South Gate High School is a 9–12 high school in South Gate, California, United States and is part of the Los Angeles Unified School District.

==History==
South Gate High School opened in January 1930.

It was in the Los Angeles City High School District until 1961, when it merged into LAUSD.

Between 1993 and 1996 the number of students that passed Advanced Placement tests in government and macroeconomics subjects increased from 5% to 70%. The teaching of Ron Klein has been credited for this improvement.

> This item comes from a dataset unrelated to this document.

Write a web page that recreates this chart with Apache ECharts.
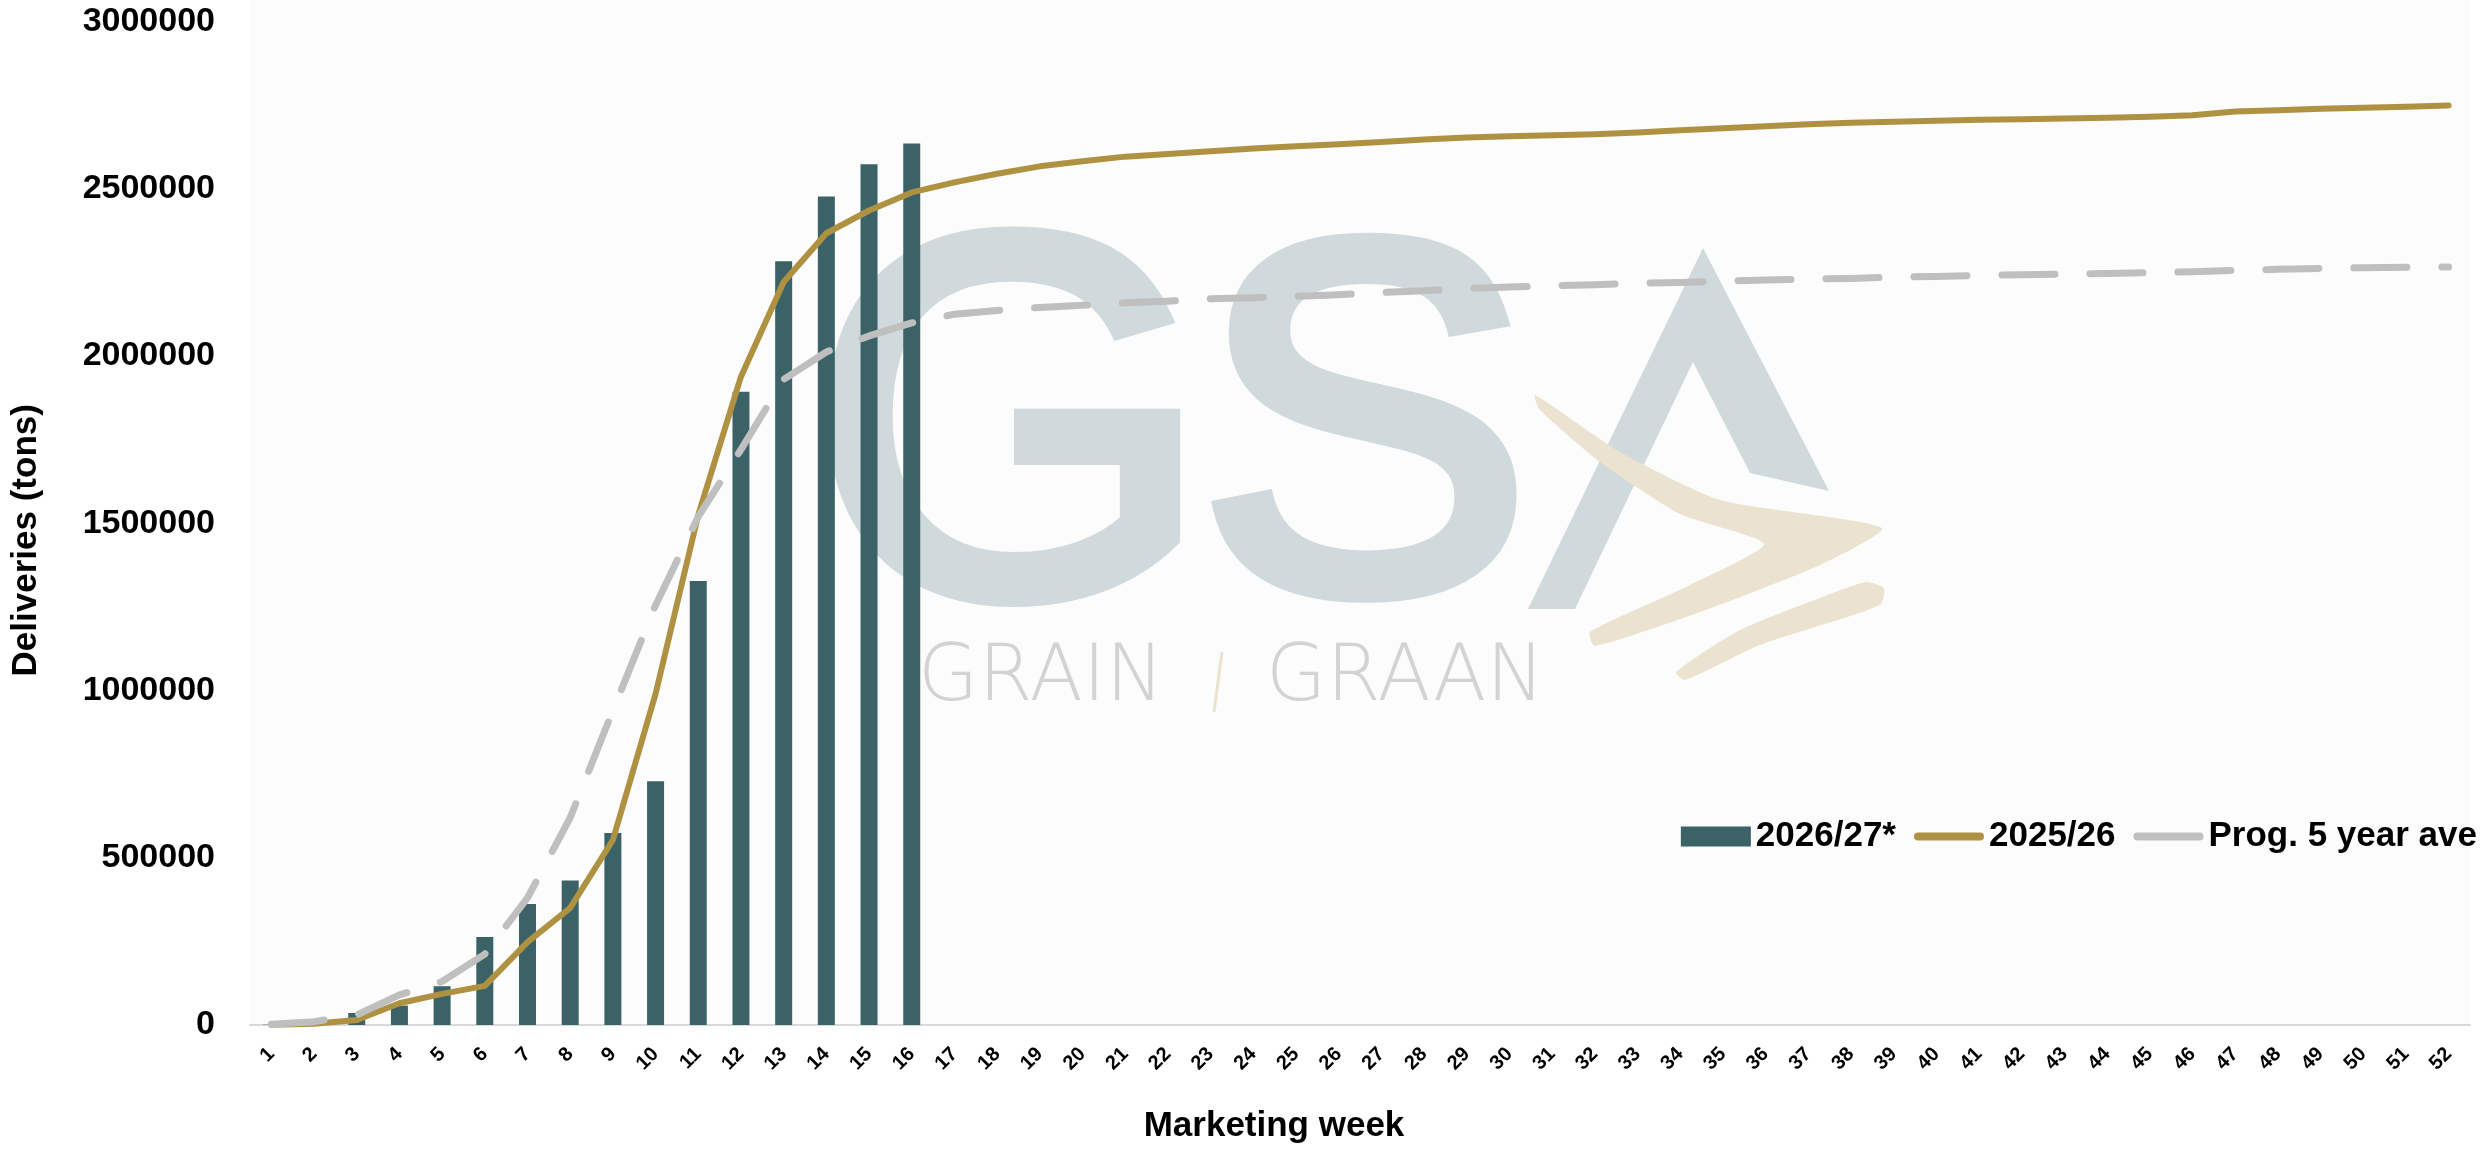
<!DOCTYPE html>
<html>
<head>
<meta charset="utf-8">
<title>Deliveries per marketing week</title>
<script src="https://cdn.jsdelivr.net/npm/echarts@6/dist/echarts.min.js"></script>
<style>
  html, body { margin: 0; padding: 0; background: #fff; }
  #chart { width: 2486px; height: 1149px; }
</style>
</head>
<body>
<div id="chart"></div>
<script>
// marketing weeks 1..52
var weeks = ['1','2','3','4','5','6','7','8','9','10','11','12','13','14','15','16','17','18','19','20',
  '21','22','23','24','25','26','27','28','29','30','31','32','33','34','35','36','37','38','39','40',
  '41','42','43','44','45','46','47','48','49','50','51','52'];

// 2026/27* progressive deliveries (tons), only first 16 weeks reported
var season2026 = [1000, 6000, 36000, 58000, 116000, 263000, 362000, 432000, 574000, 729000,
  1327000, 1893000, 2283000, 2477000, 2573000, 2635000];

// 2025/26 progressive deliveries (tons)
var season2025 = [1000, 4000, 15000, 65000, 93000, 117000, 248000, 350000, 553000, 990000,
  1525000, 1938000, 2221000, 2367000, 2435000, 2489000, 2519000, 2545000, 2567000, 2582000,
  2596000, 2604000, 2612000, 2620000, 2627000, 2633000, 2640000, 2647000, 2653000, 2657000,
  2660000, 2663000, 2668000, 2675000, 2681000, 2687000, 2693000, 2697000, 2700000, 2703000,
  2706000, 2708000, 2710000, 2712000, 2715000, 2720000, 2731000, 2735000, 2739000, 2742000,
  2745000, 2749000];

// progressive 5 year average (tons)
var fiveYearAve = [2000, 10000, 30000, 90000, 130000, 212000, 380000, 620000, 940000, 1255000,
  1520000, 1720000, 1930000, 2012000, 2060000, 2099000, 2125000, 2136000, 2145000, 2152000,
  2159000, 2164000, 2171000, 2174000, 2178000, 2183000, 2190000, 2195000, 2202000, 2206000,
  2210000, 2213000, 2218000, 2220000, 2224000, 2227000, 2230000, 2232000, 2236000, 2238000,
  2241000, 2243000, 2245000, 2247000, 2249000, 2252000, 2256000, 2259000, 2262000, 2264000,
  2265000, 2266000];

var yTicks = [0, 500000, 1000000, 1500000, 2000000, 2500000, 3000000];

var FONT = "'Liberation Sans', Arial, sans-serif";
var LOGO_BLUE = '#D0DADC';
var LOGO_BEIGE = '#EBE3D0';
// rounded bar used as legend swatch for the two lines
var LINE_ICON = 'path://M4,0 H66 A4,4 0 0 1 66,8 H4 A4,4 0 0 1 4,0 Z';

var mychart = echarts.init(document.getElementById('chart'));
var option = {
  animation: false,
  backgroundColor: '#ffffff',
  grid: {
    left: 250,
    right: 16,
    top: 21.5,
    bottom: 123.5
  },
  graphic: [
    // plot area background
    { type: 'rect', z: -10, silent: true,
      shape: { x: 250, y: 0, width: 2220, height: 1025 },
      style: { fill: '#FCFCFC' } },
    // watermark logo
    { type: 'text', z: -5, silent: true, x: 810, y: 452,
      style: { text: 'G', font: 'normal 515px ' + FONT, fill: LOGO_BLUE,
        stroke: LOGO_BLUE, lineWidth: 16, verticalAlign: 'middle' } },
    { type: 'text', z: -5, silent: true, x: 1198, y: 452,
      style: { text: 'S', font: 'normal 500px ' + FONT, fill: LOGO_BLUE,
        stroke: LOGO_BLUE, lineWidth: 16, verticalAlign: 'middle' } },
    { type: 'polygon', z: -5, silent: true,
      shape: { points: [[1703, 248], [1528, 609], [1575, 609], [1693, 362], [1750, 473], [1829, 491]] },
      style: { fill: LOGO_BLUE } },
    { type: 'polygon', z: -4, silent: true,
      shape: { points: [[1535, 395], [1620, 452], [1720, 500], [1882, 528], [1820, 565], [1700, 612],
        [1595, 646], [1590, 632], [1690, 585], [1764, 544], [1680, 514], [1600, 462], [1540, 410]], smooth: 0.2 },
      style: { fill: LOGO_BEIGE } },
    { type: 'polygon', z: -4, silent: true,
      shape: { points: [[1866, 582], [1884, 588], [1880, 605], [1760, 645], [1685, 680], [1676, 672],
        [1740, 630], [1820, 598]], smooth: 0.2 },
      style: { fill: LOGO_BEIGE } },
    { type: 'text', z: -5, silent: true, x: 918, y: 680,
      style: { text: 'GRAIN', font: "200 78px 'DejaVu Sans ExtraLight', 'DejaVu Sans', sans-serif",
        fill: '#D3D3D3', verticalAlign: 'middle' } },
    { type: 'line', z: -5, silent: true,
      shape: { x1: 1222, y1: 652, x2: 1214, y2: 712 },
      style: { stroke: LOGO_BEIGE, lineWidth: 3 } },
    { type: 'text', z: -5, silent: true, x: 1266, y: 680,
      style: { text: 'GRAAN', font: "200 78px 'DejaVu Sans ExtraLight', 'DejaVu Sans', sans-serif",
        fill: '#D3D3D3', verticalAlign: 'middle' } }
  ],
  legend: {
    right: 4,
    top: 814,
    itemWidth: 70,
    itemHeight: 20,
    itemGap: 18,
    textStyle: { fontFamily: FONT, fontSize: 35, fontWeight: 'bold', color: '#000' },
    data: [
      { name: '2026/27*', icon: 'rect' },
      { name: '2025/26', icon: LINE_ICON, itemStyle: { color: '#AF9142' } },
      { name: 'Prog. 5 year ave', icon: LINE_ICON, itemStyle: { color: '#BFBFBF' } }
    ]
  },
  xAxis: {
    type: 'category',
    data: weeks,
    boundaryGap: true,
    name: 'Marketing week',
    nameLocation: 'middle',
    nameGap: 84,
    nameTextStyle: {
      fontFamily: FONT, fontSize: 35, fontWeight: 'bold', color: '#000',
      verticalAlign: 'top', padding: [0, 172, 0, 0]
    },
    axisLine: { lineStyle: { color: '#D9D9D9', width: 2 } },
    axisTick: { show: false },
    axisLabel: {
      interval: 0,
      rotate: 45,
      margin: 26,
      fontFamily: FONT,
      fontSize: 20,
      fontWeight: 'bold',
      color: '#000'
    },
    splitLine: { show: false }
  },
  yAxis: {
    type: 'value',
    min: yTicks[0],
    max: yTicks[yTicks.length - 1],
    interval: yTicks[1] - yTicks[0],
    name: 'Deliveries (tons)',
    nameLocation: 'middle',
    nameGap: 206,
    nameTextStyle: {
      fontFamily: FONT, fontSize: 35, fontWeight: 'bold', color: '#000',
      padding: [0, 34, 0, 0]
    },
    axisLine: { show: false },
    axisTick: { show: false },
    axisLabel: {
      margin: 35,
      fontFamily: FONT,
      fontSize: 34,
      fontWeight: 'bold',
      color: '#000',
      formatter: function (v) { return String(v); }
    },
    splitLine: { show: false }
  },
  series: [
    {
      name: '2026/27*',
      type: 'bar',
      data: season2026,
      barWidth: 17,
      itemStyle: { color: '#3B6367' },
      z: 2
    },
    {
      name: '2025/26',
      type: 'line',
      data: season2025,
      symbol: 'none',
      lineStyle: { color: '#AF9142', width: 6, join: 'round', cap: 'round' },
      itemStyle: { color: '#AF9142' },
      z: 3
    },
    {
      name: 'Prog. 5 year ave',
      type: 'line',
      data: fiveYearAve,
      symbol: 'none',
      lineStyle: { color: '#BFBFBF', width: 7, type: [53, 35], cap: 'round', join: 'round' },
      itemStyle: { color: '#BFBFBF' },
      z: 4
    }
  ]
};
mychart.setOption(option);
window.addEventListener('resize', function () {
  mychart.resize();
});
</script>
</body>
</html>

Students from this and neighboring schools demonstrated on June 26, 2002 against funding cuts. At South Gate High, nine teachers had been fired and the Second School Program, which provided students who are falling behind with tutoring from university students, had all funding removed.

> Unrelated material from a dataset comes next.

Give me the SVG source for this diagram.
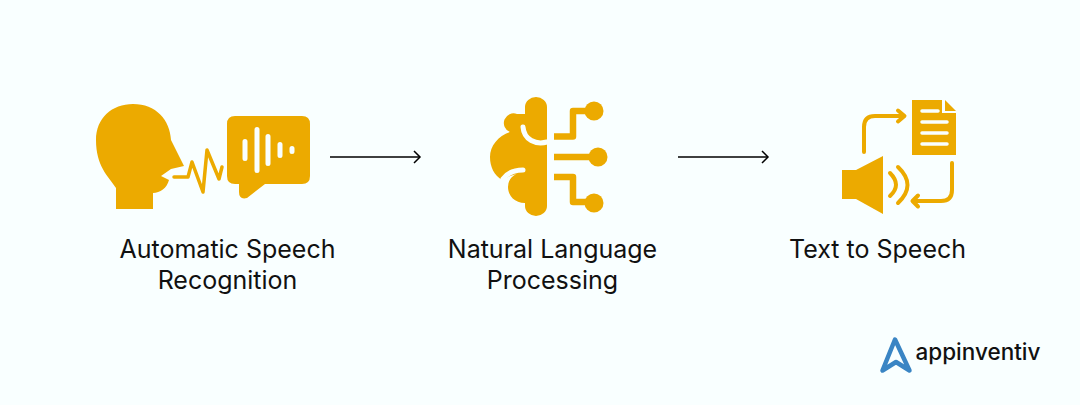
<svg xmlns="http://www.w3.org/2000/svg" width="1080" height="405" viewBox="0 0 1080 405">
<style>
.o{fill:#ecaa00}
.s{fill:none;stroke:#ecaa00;stroke-linecap:round;stroke-linejoin:round}
.w{fill:none;stroke:#f9ffff;stroke-linecap:round}
.l{font-family:Inter,"Noto Sans",sans-serif;font-size:25px;fill:#111;text-anchor:middle}
.c{fill:none;stroke:#000;stroke-width:1.5}
</style>
<defs><marker id="a" markerUnits="userSpaceOnUse" markerWidth="12" markerHeight="14" refX="9.500" refY="7" orient="auto"><path d="M3.500,1 L9.500,7 L3.500,13" fill="none" stroke="#000" stroke-width="1.500"/></marker></defs>
<rect width="1080" height="405" fill="#f9ffff"/>
<g id="connectors">
<path class="c" d="M330,157 H420" marker-end="url(#a)"/>
<path class="c" d="M678,157 H768" marker-end="url(#a)"/>
</g>
<g id="asr">
<path class="o" d="M116,209 V188 C108,176 96,166 96,140 C96,118 112,104 133,104 C156,104 170,120 171,140 L184,166 L171,169 L161,176 L169,180 C167,188 160,193 153,193 V209 Z"/>
<path class="s" stroke-width="3.500" d="M174,177 H188 L192,162 L203,192 L207,150 L219,179 L222,167"/>
<path class="o" d="M235,116 H302 Q310,116 310,124 V176 Q310,184 302,184 H265 L247,198 Q239,200 239,192 V184 H235 Q227,184 227,176 V124 Q227,116 235,116 Z"/>
<path class="w" stroke-width="5" d="M245,141.500 V158.500 M257,129.500 V170.500 M268,136.500 V163.500 M280,144.500 V155.500 M292,148.500 V151.500"/>
<text class="l" x="227.500" y="257.500">Automatic Speech</text>
<text class="l" x="227.500" y="288.500">Recognition</text>
</g>
<g id="nlp">
<path class="o" d="M547,107 A11,10 0 0 0 525,107 V114 H517 A9.500,9.500 0 0 0 510,132 C498,136 490,146 490,157 C490,167 494,175 502,180 L510,176 L523,172 Q508,175 508,187 C508,196 515,203 525,203 V206 A11,10 0 0 0 547,206 Z"/>
<path class="w" stroke-width="5" d="M523,127 C524,140 536,145 547,142"/>
<path class="w" stroke-width="5" d="M503,179 C508,172 516,170 523,170"/>
<path class="s" stroke-width="6.500" style="stroke-linecap:butt;stroke-linejoin:round" d="M554,136.500 H573 V111 H594 M554,157 H600 M554,177 H573 V202 H594"/>
<circle class="o" cx="594" cy="111" r="9.500"/><circle class="o" cx="598" cy="157" r="9.500"/><circle class="o" cx="594" cy="203" r="9.500"/>
<text class="l" x="552.500" y="257.500">Natural Language</text>
<text class="l" x="552.500" y="288.500">Processing</text>
</g>
<g id="tts">
<path class="o" d="M912,100 H942 V113 H956 V155 H912 Z"/>
<path class="o" d="M945,100 L956,111 H945 Z"/>
<path class="w" stroke-width="3.500" d="M922,111 H938 M922,122 H947 M922,133 H947 M922,144 H947"/>
<path class="o" d="M842,170 H856 L883,156 V214 L856,199 H842 Z"/>
<path class="s" stroke-width="4" d="M890,173 Q902,185 890,196 M898,167 Q917,185 898,203"/>
<path class="s" stroke-width="4" d="M864,152 V127 Q864,116 875,116 H904 M898,110.500 L904.500,116 L898,121.500"/>
<path class="s" stroke-width="4" d="M952,163 V190 Q952,201 941,201 H913 M918,195.500 L912.500,201 L918,206.500"/>
<text class="l" x="877.500" y="257.500">Text to Speech</text>
</g>
<g id="logo">
<path d="M882.500,370.500 L895,339.500 L909.500,370.500 L896,362 Z" fill="none" stroke="#3a85c4" stroke-width="4.500" stroke-linejoin="round"/>
<text x="915.500" y="360" font-family="Inter,sans-serif" font-size="22.500" font-weight="500" fill="#111">appinventiv</text>
</g>
</svg>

With the support of the school, about 800 students demonstrated against the counterfeiting of CDs of Latino music on December 5, 2002.

On November 3, 2005, about 500 students took part in a sit-in to protest at issues including overcrowding and a lack of textbooks.

==Demographics==
As of the school year 2008–09, there were a total of 3,383 students attending the high school.
- 98.8% Hispanic (3,343)
- 0.4% White (14)
- 0.3% Black (15)
- 0.3% Native American (9)
- 0.2% Asian (4)
- 0.1% Pacific Islander (3)

==Sports==
- Football
- Soccer
- Tennis
- Volleyball
- Basketball
- Baseball
- Marching Band
- Cross Country
- Track and Field
- Softball
- Cheerleading
- Color Guard
- Golf

===Achievements===

- Football – 1955 City Champions, 1988 3A City Champions, 2004 3A City Finalists, 2013 Division II Finalists, 2024 Division II Finalists, 2025 Division I Champions, 2025 5A Regional Finalists
- Football – Benjamin Viramontes – State Sack Leader with 34 in 2004
- Football – 1994 undefeated South East conference champions. Beat rival bell to preserve undefeated record. Ronnie Landazuri breaks up pass in final moments:
- Boys Soccer – 2005 City Champions, 2002 3rd Place
- Girls Soccer – 2016 Division III City Champions
- Baseball – 1955 City Champions, 1960 City Champions, 1993 3A City Champions, 1995 3A City Champions, 1996 3A City Champions, 1956 City Finalist, 1998 3A City Finalists, 2012 Division II City Finalists, 2019 Division II City Finalists, 2023 Division III Champions
- Softball – 1985 3A City Champions, 1986 3A City Champions, 1987 3A City Champions, 1989 3A City Champions, 1991 3A City Champions, 1997 3A City Champions
- Boys Basketball – 1992 3A City Finalists
- Girls Basketball – 2016 Division III City Champions
- Volleyball – 2011 Girls Undefeated Eastern League Champions
- Track & Field- 2008 Undefeated Eastern League Champions
- Cross Country- 2007 Undefeated Eastern League Champions
- Volleyball – 2013 Girls Eastern League Champions
- Volleyball – 2014 Girls Undefeated Eastern League Champions

==Notable alumni==
- Tom Araya, vocalist and bassist of the metal band Slayer
- Dave Lombardo, former drummer of the metal band Slayer
- Sam Johnson, American football player
- Brenda Benet, television and film actress
- Lorenzo Mata, Class of 2004; Player for the U-18 United States Men's Basketball National Team, won a scholarship to play for the UCLA Bruins men's basketball team.
- Sen Dog, Member of hip hop group Cypress Hill.
- Mellow Man Ace, Member of hip hop group Cypress Hill group named after a street in the city of South Gate.
- Rick Renteria, Major League Baseball player and manager
- Kundy Gutierrez, Class of 1998; 2015-2021 General Manager of the Mexico National Team Baseball
- Lou Kimzey, publisher and movie producer.